■ **Task goal**
Write out each line that follows exactly as it stands, without the pictures.

■ **Data block**
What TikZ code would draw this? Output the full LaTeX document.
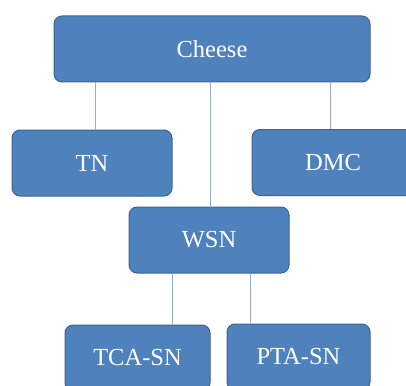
\documentclass[tikz,border=0pt]{standalone}
\usepackage{fontspec}
\setmainfont{Liberation Serif}
\definecolor{boxfill}{HTML}{4F81BD}
\definecolor{boxedge}{HTML}{3B6594}
\definecolor{linkcol}{HTML}{97ABC6}
\begin{document}
\begin{tikzpicture}[x=1pt,y=-1pt,
  unit/.style={draw=boxedge,line width=1pt,fill=boxfill,rounded corners=8pt,
    text=white,font=\fontsize{24.5}{28}\selectfont,inner sep=0pt,
    minimum height=66pt},
  link/.style={draw=linkcol,line width=1pt}]
\useasboundingbox (0,0) rectangle (406,385);
\clip (0,0) rectangle (406,385);
% tree nodes
\node[unit,minimum width=316pt] (cheese) at (212,49) {Cheese};
\node[unit,minimum width=160pt] (tn)     at (92,163) {TN};
\node[unit,minimum width=162pt] (dmc)    at (333,162.5) {DMC};
\node[unit,minimum width=160pt] (wsn)    at (209,240) {WSN};
\node[unit,minimum width=145pt] (tca)    at (137.5,358) {TCA-SN};
\node[unit,minimum width=143pt] (pta)    at (298.5,357) {PTA-SN};
% connectors between levels
\draw[link] ([xshift=3pt]tn.north |- cheese.south) -- ([xshift=3pt]tn.north);
\draw[link] ([xshift=-3pt]dmc.north |- cheese.south) -- ([xshift=-3pt]dmc.north);
\draw[link] ([xshift=1pt]wsn.north |- cheese.south) -- ([xshift=1pt]wsn.north);
\draw[link] ([xshift=-37pt]wsn.south) -- ([xshift=-37pt]wsn.south |- tca.north);
\draw[link] ([xshift=41pt]wsn.south) -- ([xshift=41pt]wsn.south |- pta.north);
\end{tikzpicture}
\end{document}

■ **The reply**
What TikZ code would draw this? Output the full LaTeX document.
\documentclass[tikz,border=0pt]{standalone}
\usepackage{fontspec}
\setmainfont{Liberation Serif}
\definecolor{boxfill}{HTML}{4F81BD}
\definecolor{boxedge}{HTML}{3B6594}
\definecolor{linkcol}{HTML}{97ABC6}
\begin{document}
\begin{tikzpicture}[x=1pt,y=-1pt,
  unit/.style={draw=boxedge,line width=1pt,fill=boxfill,rounded corners=8pt,
    text=white,font=\fontsize{24.5}{28}\selectfont,inner sep=0pt,
    minimum height=66pt},
  link/.style={draw=linkcol,line width=1pt}]
\useasboundingbox (0,0) rectangle (406,385);
\clip (0,0) rectangle (406,385);
% tree nodes
\node[unit,minimum width=316pt] (cheese) at (212,49) {Cheese};
\node[unit,minimum width=160pt] (tn)     at (92,163) {TN};
\node[unit,minimum width=162pt] (dmc)    at (333,162.5) {DMC};
\node[unit,minimum width=160pt] (wsn)    at (209,240) {WSN};
\node[unit,minimum width=145pt] (tca)    at (137.5,358) {TCA-SN};
\node[unit,minimum width=143pt] (pta)    at (298.5,357) {PTA-SN};
% connectors between levels
\draw[link] ([xshift=3pt]tn.north |- cheese.south) -- ([xshift=3pt]tn.north);
\draw[link] ([xshift=-3pt]dmc.north |- cheese.south) -- ([xshift=-3pt]dmc.north);
\draw[link] ([xshift=1pt]wsn.north |- cheese.south) -- ([xshift=1pt]wsn.north);
\draw[link] ([xshift=-37pt]wsn.south) -- ([xshift=-37pt]wsn.south |- tca.north);
\draw[link] ([xshift=41pt]wsn.south) -- ([xshift=41pt]wsn.south |- pta.north);
\end{tikzpicture}
\end{document}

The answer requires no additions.